Overall Score 55%
This week’s review features a title that I would not really class as a game. It’s interactive fiction. Imagine reading a graphic novel, but being able to make decisions for the protagonist at various points in the plot. Not life changing decisions and not even choices that would seriously change the plot in any significant way, just a simple selection of some pre-determined responses that might have a slight bearing on the dialogue and interactions between characters. That’s pretty much Heileen in a nutshell.
The reader follows the tale of Heileen; a 18 year-old girl from the city of Liverpool in England, and her adventures that ensue when she is removed from her comfort zone and made to escort her merchant uncle and guardian on a sea-faring trip to the New World. Accompanying the plot is a storyboard style graphical representation of the characters and locations through which Heileen’s adventure unfurls - climaxing in a life and death finale that sees her life turned upside down, and leaves her confronting a brave new beginning.

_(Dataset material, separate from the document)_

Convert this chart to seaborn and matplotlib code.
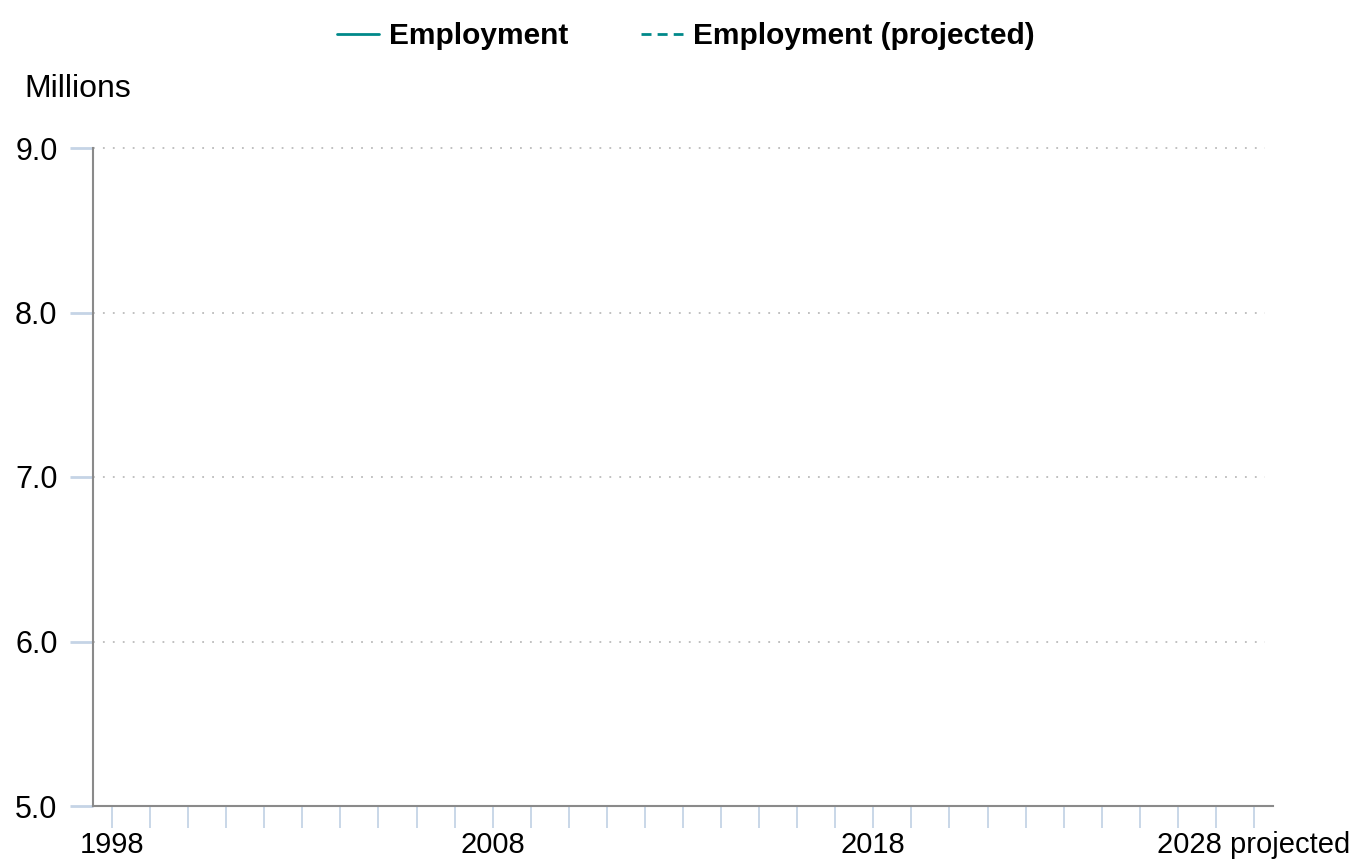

The story will probably be appreciated by the kids and early teens, but somewhat curiously contains a few bawdy references that only older readers might spot. There’s a non-graphic depiction of violence and flirtatious behaviour and for the most part, characters manage to keep their clothes on. In fact the story is centred for a large period on Heileen’s observations and approaches upon and by the various men that she finds herself suddenly surrounded with. Strangely, it does seem to me that the developers were a little confused as to the demographics of their target audience. Regardless of that, there’s no content that I can see that would outwardly offend even the youngest or most conservative players, yet there is plenty of innuendo and implied sauciness.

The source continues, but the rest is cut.